In una decisione giuridica epocale, la Corte Suprema del Regno Unito ha stabilito che un sistema di intelligenza artificiale non può essere riconosciuto come inventore di un brevetto. Questo verdetto, che segna un importante precedente nel campo della proprietà intellettuale, è il risultato di una lunga battaglia legale intrapresa dal tecnologo americano Stephen Thaler, che ha cercato di ottenere il riconoscimento del suo sistema AI, DABUS, come inventore di due brevetti.
Thaler ha iniziato questa sfida legale sostenendo che DABUS aveva autonomamente inventato un nuovo contenitore per alimenti e bevande e un tipo unico di faro luminoso. La sua richiesta ha sollevato interrogativi fondamentali sul ruolo dell’intelligenza artificiale nella creatività e nell’innovazione, sfidando il quadro giuridico esistente.
Tuttavia, la Corte Suprema britannica ha definito che, secondo le leggi attuali, “un inventore deve essere una persona fisica”. Questa sentenza ribadisce l’importanza dell’intervento umano e della creatività all’interno del sistema legale dei brevetti e stabilisce una distinzione chiara tra le invenzioni umane e quelle generate dalle macchine.
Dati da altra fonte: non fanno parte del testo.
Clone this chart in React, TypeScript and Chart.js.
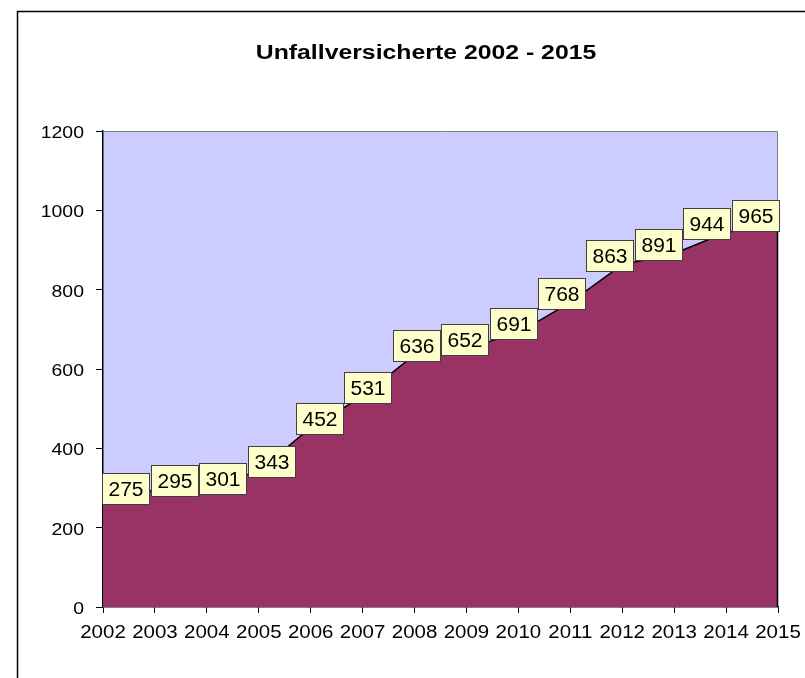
import React, { useEffect, useRef } from 'react';
import { Chart, registerables } from 'chart.js';

Chart.register(...registerables);

const TITLE = 'Unfallversicherte 2002 - 2015';
const years = ['2002', '2003', '2004', '2005', '2006', '2007', '2008', '2009', '2010', '2011', '2012', '2013', '2014', '2015'];
const insured = [275, 295, 301, 343, 452, 531, 636, 652, 691, 768, 863, 891, 944, 965];
const yTicks = [0, 200, 400, 600, 800, 1000, 1200];

const FONT = '"Liberation Sans", Arial, sans-serif';

function drawStretched(ctx: CanvasRenderingContext2D, text: string, x: number, y: number, sx: number, align: CanvasTextAlign) {
  ctx.save();
  ctx.translate(x, y);
  ctx.scale(sx, 1);
  ctx.textAlign = align;
  ctx.textBaseline = 'alphabetic';
  ctx.fillText(text, 0, 0);
  ctx.restore();
}

const excelPlugin = {
  id: 'excelLook',
  beforeDraw(chart: any) {
    const { ctx, chartArea: a } = chart;
    ctx.save();
    ctx.fillStyle = '#ffffff';
    ctx.fillRect(0, 0, chart.width, chart.height);
    // outer frame (cut off at right and bottom)
    ctx.strokeStyle = '#000000';
    ctx.lineWidth = 1.5;
    ctx.beginPath();
    ctx.moveTo(17.5, chart.height + 5);
    ctx.lineTo(17.5, 11.5);
    ctx.lineTo(chart.width + 5, 11.5);
    ctx.stroke();
    // plot area background
    ctx.fillStyle = '#CCCCFF';
    ctx.fillRect(a.left, a.top, a.right - a.left, a.bottom - a.top);
    ctx.restore();
  },
  afterDatasetsDraw(chart: any) {
    const { ctx, chartArea: a } = chart;
    const xs = chart.scales.x;
    const ys = chart.scales.y;
    const lastPx = xs.getPixelForValue(years.length - 1);
    const lastPy = ys.getPixelForValue(insured[insured.length - 1]);
    ctx.save();
    ctx.strokeStyle = '#808080';
    ctx.lineWidth = 1;
    ctx.beginPath();
    ctx.moveTo(a.left, a.top + 0.5);
    ctx.lineTo(a.right - 0.5, a.top + 0.5);
    ctx.lineTo(a.right - 0.5, lastPy);
    ctx.stroke();
    ctx.strokeStyle = '#000000';
    ctx.lineWidth = 1.5;
    ctx.beginPath();
    ctx.moveTo(lastPx - 0.5, lastPy);
    ctx.lineTo(lastPx - 0.5, a.bottom);
    ctx.stroke();
    ctx.restore();
  },
  afterDraw(chart: any) {
    const { ctx, chartArea: a } = chart;
    const xs = chart.scales.x;
    const ys = chart.scales.y;
    ctx.save();
    ctx.fillStyle = '#000000';

    // title
    ctx.font = `bold 20px ${FONT}`;
    drawStretched(ctx, TITLE, 426, 59, 1.24, 'center');

    // y tick labels
    ctx.font = `17px ${FONT}`;
    yTicks.forEach((v) => {
      drawStretched(ctx, String(v), a.left - 19, ys.getPixelForValue(v) + 7, 1.145, 'right');
    });

    // x tick labels
    ctx.font = `17.5px ${FONT}`;
    years.forEach((yr, i) => {
      drawStretched(ctx, yr, xs.getPixelForValue(i), a.bottom + 31, 1.17, 'center');
    });

    // data labels
    const mid = (a.left + a.right) / 2;
    const bw = 47;
    const bh = 31;
    ctx.font = `20px ${FONT}`;
    insured.forEach((v, i) => {
      const px = xs.getPixelForValue(i);
      const py = ys.getPixelForValue(v);
      const cx = mid + (px - mid) * 0.932;
      const cy = py - 9;
      const bx = Math.round(cx - bw / 2) + 0.5;
      const by = Math.round(cy - bh / 2) + 0.5;
      ctx.fillStyle = '#FFFFCC';
      ctx.fillRect(bx, by, bw, bh);
      ctx.strokeStyle = '#404040';
      ctx.lineWidth = 1;
      ctx.strokeRect(bx, by, bw, bh);
      ctx.fillStyle = '#000000';
      drawStretched(ctx, String(v), bx + bw / 2, by + bh / 2 + 7, 1.05, 'center');
    });
    ctx.restore();
  },
};

export default function App() {
  const canvasRef = useRef<HTMLCanvasElement | null>(null);

  useEffect(() => {
    if (!canvasRef.current) return;
    const chart = new Chart(canvasRef.current, {
      type: 'line',
      data: {
        labels: years,
        datasets: [
          {
            data: insured,
            fill: 'origin',
            backgroundColor: '#993366',
            borderColor: '#000000',
            borderWidth: 1.5,
            pointRadius: 0,
            pointHoverRadius: 0,
            tension: 0,
          },
        ],
      },
      options: {
        animation: false,
        responsive: true,
        maintainAspectRatio: false,
        layout: { padding: { left: 0, top: 131, right: 27, bottom: 0 } },
        plugins: {
          legend: { display: false },
          title: { display: false },
          tooltip: { enabled: false },
        },
        events: [],
        scales: {
          x: {
            type: 'category',
            offset: false,
            z: 1,
            grid: { drawOnChartArea: false, drawTicks: true, tickLength: 6, color: '#000000', offset: false },
            border: { color: '#000000', width: 1.5 },
            ticks: { display: false, autoSkip: false },
            afterFit: (s: any) => {
              s.height = 71;
            },
          },
          y: {
            min: 0,
            max: 1200,
            z: 1,
            ticks: { display: false, stepSize: 200 },
            grid: { drawOnChartArea: false, drawTicks: true, tickLength: 7, color: '#000000' },
            border: { color: '#000000', width: 1.5 },
            afterFit: (s: any) => {
              s.width = 103;
            },
          },
        },
      },
      plugins: [excelPlugin],
    });
    return () => chart.destroy();
  }, []);

  return (
    <div style={{ position: 'absolute', left: 0, top: 0, width: 805, height: 678, overflow: 'hidden', background: '#fff' }}>
      <canvas ref={canvasRef} />
    </div>
  );
}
La decisione rafforza il principio che, nonostante le loro capacità avanzate, i sistemi AI come DABUS non possiedono personalità giuridica e non possono essere riconosciuti come inventori.
Questa sentenza segue una linea di pensiero simile a quella adottata dai tribunali statunitensi e dell’Unione Europea, e arriva dopo il rifiuto iniziale dell’Ufficio per la proprietà intellettuale del Regno Unito della domanda di Thaler nel 2019. Questo verdetto non solo conclude una controversia legale, ma rappresenta anche un momento cruciale nella discussione sul rapporto tra intelligenza artificiale e creatività umana.
La decisione della Corte Suprema, che afferma che l’intelligenza artificiale, in quanto entità non umana, non può essere considerata inventore, sottolinea un principio giuridico fondamentale e ha importanti implicazioni per il diritto della proprietà intellettuale, soprattutto in relazione al rapido sviluppo delle tecnologie AI. La sentenza fornisce una chiara guida legale, ma evidenzia anche la necessità di un aggiornamento legislativo per colmare il divario tra le leggi esistenti e il progresso tecnologico.
L’impatto di questa decisione si estende oltre le questioni legali, sollevando interrogativi su motivazione e incentivi per l’innovazione dell’IA. La sentenza implica che le invenzioni generate dall’intelligenza artificiale non possono essere brevettate, il che potrebbe influenzare gli investimenti e lo sviluppo in AI, soprattutto nei settori che dipendono dai brevetti per la ricerca e lo sviluppo.
In conclusione, il caso della Corte Suprema del Regno Unito mette in evidenza la necessità di un approccio lungimirante alla governance dell’IA e ai quadri giuridici. La sentenza aggiunge un nuovo capitolo al dibattito sull’interazione tra intelligenza artificiale e creatività umana, richiedendo una rivalutazione continua di come l’IA sia integrata nei processi innovativi e creativi.